SURABAYA, Suara Muhammadiyah – Tepat hari ini, Jum’at (11/8) hingga dua hari kedepan, Ahad (13-8) Ikatan Mahasiswa Muhammadiyah (IMM) punya “gawe” berupa Silaturrahim Nasional (Silatnas) IMMawati (kader perempuan IMM) di Universitas Muhammadiyah Prof. Dr. HAMKA (UHAMKA), Jakarta.
Dihadiri oleh IMMawati dari seluruh Dewan Pimpinan Daerah (DPD) IMM se-Indonesia, kegiatan yang dimotori oleh Bidang IMMawati Dewan Pimpinan Pusat (DPP) IMM tersebut mendapat antusiasme tinggi peserta dan berbagai pandangan serta harapan bagi “keberlangsungan” IMMawati.
“Wanita diciptakan Allah agar bisa bersama laki-laki, untuk beramal dan berjuang, memelihara dan memakmurkan dunia sebagai kholifah fil ardh,” buka Nur Aini Azizah, Ketua Bidang IMMawati DPD IMM Jawa Timur.
“Seperti momentum kali ini, ada Silatnas IMMawati, ini hari merayakan perbedaan, bagaimana tidak ? Seluruh IMMawati se-Indonesia dikumpulkan, ini sebagai langkah ijtihad gerakan IMMawati,” jelasnya.
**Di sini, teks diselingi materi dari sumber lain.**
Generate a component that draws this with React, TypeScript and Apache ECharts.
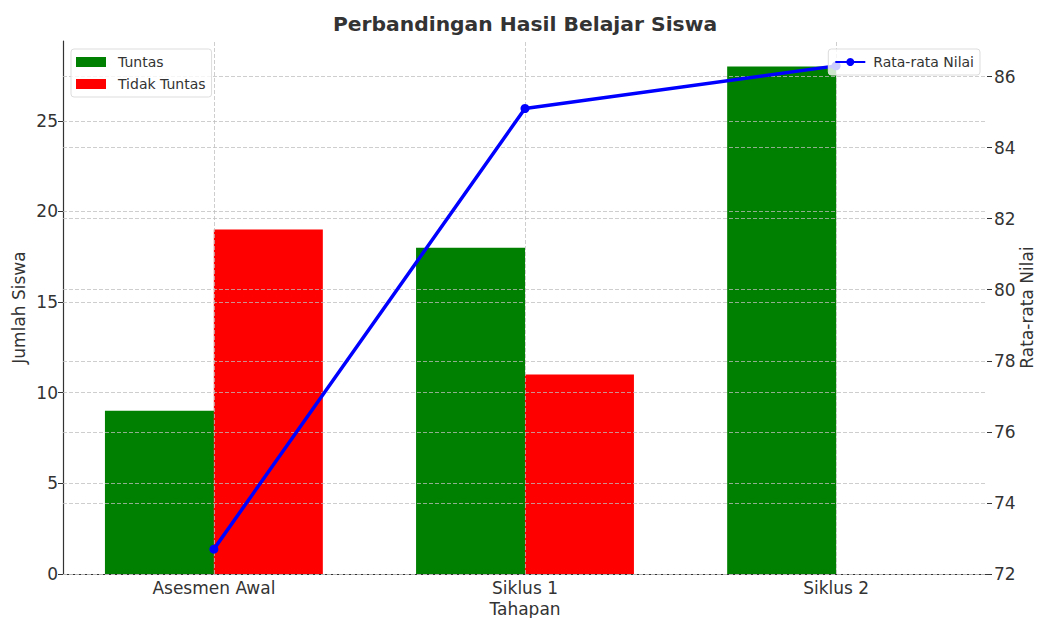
import React, { useEffect, useRef } from "react";
import * as echarts from "echarts";

const categories = ["Asesmen Awal", "Siklus 1", "Siklus 2"];
const tuntas = [9, 18, 28];
const tidakTuntas = [19, 11, 0];
const rataRata = [72.7, 85.1, 86.3];
const leftTicks = [0, 5, 10, 15, 20, 25];
const rightTicks = [72, 74, 76, 78, 80, 82, 84, 86];

const FONT = "DejaVu Sans";
const TXT = "#333333";
const GRID = { color: "rgba(190,190,190,0.75)", type: [4, 2] as number[], width: 1 };

export default function App() {
  const ref = useRef<HTMLDivElement>(null);
  useEffect(() => {
    if (!ref.current) return;
    const chart = echarts.init(ref.current, null, { renderer: "svg" });
    const barOffset = 0.175;
    const catIdx = categories.map((_, i) => i);
    const legendCommon = {
      orient: "vertical",
      top: 49,
      padding: [6, 6, 6, 5],
      itemGap: 8,
      itemWidth: 30,
      itemHeight: 10,
      borderColor: "#dddddd",
      borderWidth: 1,
      borderRadius: 3,
      backgroundColor: "rgba(255,255,255,0.8)",
      textStyle: { fontFamily: FONT, fontSize: 14, color: TXT, lineHeight: 14, padding: [0, 0, 0, 7] },
      z: 10,
    };
    const option: any = {
      animation: false,
      textStyle: { fontFamily: FONT },
      title: {
        text: "Perbandingan Hasil Belajar Siswa",
        left: 525,
        textAlign: "center",
        top: 14,
        padding: 0,
        textStyle: { fontFamily: FONT, fontSize: 20.3, fontWeight: "bold", color: TXT },
      },
      legend: [
        {
          ...legendCommon,
          data: [
            { name: "Tuntas", icon: "rect" },
            { name: "Tidak Tuntas", icon: "rect" },
          ],
          left: 71,
        },
        {
          ...legendCommon,
          padding: [6, 6, 6, 6],
          textStyle: { ...legendCommon.textStyle, padding: [0, 0, 0, 3] },
          data: ["Rata-rata Nilai"],
          right: 57,
        },
      ],
      grid: { left: 63, right: 50, top: 41, bottom: 44, containLabel: false, outerBoundsMode: "none" },
      xAxis: {
        type: "value",
        min: -0.485,
        max: 2.485,
        name: "Tahapan",
        nameLocation: "middle",
        nameGap: 26,
        nameMoveOverlap: false,
        nameTextStyle: { fontFamily: FONT, fontSize: 17, color: TXT },
        axisLine: { show: true, onZero: false, lineStyle: { color: "#333333", width: 1.2 } },
        axisTick: { show: false },
        splitLine: { show: false },
        axisLabel: {
          customValues: catIdx,
          formatter: (v: number) => categories[Math.round(v)] ?? "",
          fontFamily: FONT,
          fontSize: 17,
          color: TXT,
          margin: 5,
        },
      },
      yAxis: [
        {
          type: "value",
          min: 0,
          max: 29.4,
          interval: 5,
          name: "Jumlah Siswa",
          nameLocation: "middle",
          nameGap: 36,
          nameMoveOverlap: false,
          nameTextStyle: { fontFamily: FONT, fontSize: 17, color: TXT },
          axisLine: { show: true, onZero: false, lineStyle: { color: "#333333", width: 1.2 } },
          axisTick: { show: true, length: 5, lineStyle: { color: "#333333" } },
          axisLabel: { fontFamily: FONT, fontSize: 17, color: TXT, margin: 5, showMaxLabel: false },
          splitLine: { show: false },
        },
        {
          type: "value",
          min: 72,
          max: 87,
          interval: 2,
          position: "right",
          name: "Rata-rata Nilai",
          nameLocation: "middle",
          nameGap: 31,
          nameMoveOverlap: false,
          nameTextStyle: { fontFamily: FONT, fontSize: 17, color: TXT },
          axisLine: { show: false, onZero: false },
          axisTick: { show: true, length: 5, lineStyle: { color: "#333333" } },
          axisLabel: { fontFamily: FONT, fontSize: 17, color: TXT, margin: 7, showMaxLabel: false },
          splitLine: { show: false },
        },
      ],
      series: [
        {
          name: "Tuntas",
          type: "bar",
          yAxisIndex: 0,
          barWidth: 109,
          itemStyle: { color: "#008000" },
          data: tuntas.map((v, i) => [i - barOffset, v]),
          z: 2,
          markLine: {
            silent: true,
            symbol: "none",
            z: 3,
            label: { show: false },
            lineStyle: GRID,
            data: [
              ...leftTicks.map((v) => ({ yAxis: v })),
              ...catIdx.map((v) => ({ xAxis: v })),
            ],
          },
        },
        {
          name: "Tidak Tuntas",
          type: "bar",
          yAxisIndex: 0,
          barWidth: 109,
          barGap: "-100%",
          itemStyle: { color: "#ff0000" },
          data: tidakTuntas.map((v, i) => [i + barOffset, v]),
          z: 2,
        },
        {
          name: "Rata-rata Nilai",
          type: "line",
          yAxisIndex: 1,
          z: 5,
          symbol: "circle",
          symbolSize: 9,
          lineStyle: { color: "#0000ff", width: 3.5 },
          itemStyle: { color: "#0000ff" },
          data: rataRata.map((v, i) => [i, v]),
          markLine: {
            silent: true,
            symbol: "none",
            z: 3,
            label: { show: false },
            lineStyle: GRID,
            data: rightTicks.map((v) => ({ yAxis: v })),
          },
        },
      ],
    };
    chart.setOption(option);
    return () => chart.dispose();
  }, []);
  return (
    <div
      ref={ref}
      style={{ position: "fixed", left: 0, top: 0, width: 1037, height: 618, background: "#fff" }}
    />
  );
}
Mengingat forum khusus IMMawati sebenarnya cukup lama dinanti, Silatnas kali tentunya mendapat respon positif dari berbagai kalangan begitupun dengan IMMawati Jawa Timur yang akan turut serta dalam kegiatan tersebut. Tiap daerah akan membawa problemtika daerah masing masing, yang dipertemukan dengan harapan menemukan titik kesamaan dan kesepahaman dalam membaca problematika IMMawati. “Serta turut memberikan tawaran solutif tentunya,” ujar alumnus Universitas Muhammadiyah (UM) Surabaya tersebut.
Menurut Azizah – sapaan akrabnya – ada beberapa hal yang perlu digaris bawahi dan harus “digarap” pada silatnas kali ini, yaitu terkait Grand Design Gerakan IMMawati yang di dalamnya mencakup persoalan perkaderan. Perkaderan IMMawati harus benar-benar dipikirkan mengingat kondisi saat ini, kuantitas IMMawati dimana semakin tinggi tingkat kepemimpinan, IMMawati semakin susah ditemui. “Akhirnya dalam suatu Badan Pimpinan membidik IMMawati seadanya, sedapatnya, bukan berdasarkan kompetensinya,” jelasnya.
“Maka, adanya standarisasi perkaderan yang jelas sangat dibutuhkan, bagaimana standart IMMawati tingkat Komisariat dari Pra DAD dan pasca DAD, lalu IMMawati di tingkat Cabang, Daerah, hingga di Pusat,” katanya.
Hal tersebut dirasa sangat mengena bilamana dikaitkan dengan upaya untuk mempersiapkan pemimpin-pemimpin masa depan dengan kompetensi yang mumpuni. “Sehingga nantinya tidak gagap dalam kepemimpinanya,” ujar Azizah.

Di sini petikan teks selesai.